Tuve esta misma conciencia cuando el Señor me llamó a desempeñar la misión de Pedro en esta amada ciudad de Roma y al servicio del mundo entero. Desde el comienzo de mi pontificado, mis pensamientos, mis oraciones y mis acciones han estado animados por un único deseo: testimoniar que Cristo, el buen Pastor, está presente y actúa en su Iglesia. Él va continuamente en busca de la oveja perdida, la lleva al redil y venda sus heridas; cuida de la oveja débil y enferma y protege a la fuerte. Por eso, desde el primer día, no he dejado jamás de exhortar: “¡No tengáis miedo de acoger a Cristo y aceptar su poder!”. Repito hoy con fuerza: “¡Abrid, más aún, abrid de par en par las puertas a Cristo!”. Dejaos guiar por él. Fiaos de su amor.

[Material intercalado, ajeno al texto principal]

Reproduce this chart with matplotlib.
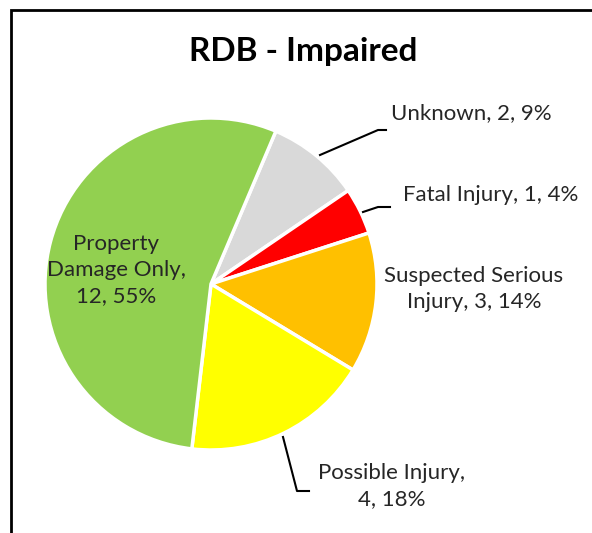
import matplotlib.pyplot as plt
from matplotlib.patches import Rectangle

plt.rcParams['font.family'] = ['Lato', 'DejaVu Sans']

categories = ['Unknown', 'Fatal Injury', 'Suspected Serious Injury', 'Possible Injury', 'Property Damage Only']
counts = [2, 1, 3, 4, 12]
colors = ['#D9D9D9', '#FF0000', '#FFC000', '#FFFF00', '#92D050']
label_texts = ['Unknown, 2, 9%', 'Fatal Injury, 1, 4%', 'Suspected Serious\nInjury, 3, 14%',
               'Possible Injury,\n4, 18%', 'Property\nDamage Only,\n12, 55%']

W, H = 592, 533
fig = plt.figure(figsize=(W / 100, H / 100), dpi=100)
ax = fig.add_axes([0, 0, 1, 1])

def py(y):
    # pixel row (from top) -> data y
    return H - y

# chart frame (only left and top edges are inside the picture)
ax.add_patch(Rectangle((11, py(10) - 600), 700, 600, fill=False, edgecolor='black', lw=2))

ax.pie(counts, colors=colors, startangle=67, counterclock=False,
       center=(211, py(284)), radius=166,
       wedgeprops=dict(edgecolor='white', linewidth=2.5), frame=True)
ax.set_xlim(0, W)
ax.set_ylim(0, H)
ax.set_aspect('equal')
ax.axis('off')

ax.text(303, py(52), 'RDB - Impaired', ha='center', va='center', fontsize=24, fontweight='bold')

# label positions (pixel coords from top)
pos = [(471, 113), (491, 195), (474, 289), (392, 486), (116, 270)]
for txt, (x, y) in zip(label_texts, pos):
    ax.text(x, py(y), txt, ha='center', va='center', fontsize=16, color='#262626', linespacing=1.4)

# leader lines
leaders = [[(320, 155), (378, 130), (386, 130)],
           [(363, 212), (378, 207), (390, 207)],
           [(283, 437), (297, 491), (309, 491)]]
for pts in leaders:
    ax.plot([p[0] for p in pts], [py(p[1]) for p in pts], color='black', lw=1.5)

fig.savefig('out.png', dpi=100)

3. Al iniciar mi pontificado, pedí: “¡Ayudad al Papa y a cuantos quieren servir a Cristo y, con el poder de Cristo, servir al hombre y a la humanidad entera!”. A la vez que con vosotros doy gracias a Dios por estos veinticinco años, marcados plenamente por su misericordia, siento la necesidad particular de expresaros mi gratitud también a vosotros, hermanos y hermanas de Roma y del mundo entero, que habéis respondido y seguís respondiendo de varios modos a mi petición de ayuda. Sólo Dios sabe cuántos sacrificios, oraciones y sufrimientos se han ofrecido para sostenerme en mi servicio a la Iglesia. Cuánta benevolencia y solicitud, cuántos signos de comunión me han rodeado cada día. ¡Que el buen Dios recompense a todos con generosidad! Os ruego, amadísimos hermanos y hermanas, que no interrumpáis esta gran obra de amor al Sucesor de Pedro. Os lo pido una vez más: ayudad al Papa, y a cuantos quieren servir a Cristo, a servir al hombre y a la humanidad entera.

A ti, Señor Jesucristo,

único Pastor de la Iglesia,

te ofrezco los frutos

de estos veinticinco años

de ministerio

al servicio del pueblo

que me has encomendado.

Perdona el mal realizado

y multiplica el bien:

todo es obra tuya

y sólo a ti se debe la gloria.

Con plena confianza

en tu misericordia

vuelvo a presentarte,

también hoy,

a quienes hace años

has encomendado

a mi solicitud pastoral.

Consérvalos en el amor,

reúnelos en tu redil,

toma sobre tus hombros

a los débiles, venda a los heridos,

cuida a los fuertes.

Sé tú su Pastor,

para que no se dispersen.

Protege a la amada Iglesia

que está en Roma

y a las Iglesias del mundo entero.

Penetra con la luz

y la fuerza de tu Espíritu

a cuantos has puesto

a la cabeza de tu grey:

que cumplan con entusiasmo

su misión de guías,

maestros y santificadores,

en espera de tu retorno glorioso.

Te renuevo,

en las manos de María,

Madre amada,

el don de mí mismo,

del presente y del futuro:

que todo se cumpla

según tu voluntad.

Pastor supremo,

permanece en medio de nosotros,

para que contigo

avancemos seguros

hacia la casa del Padre.

Amén.

Romana, n. 37, julio-diciembre 2003, p. 13-15.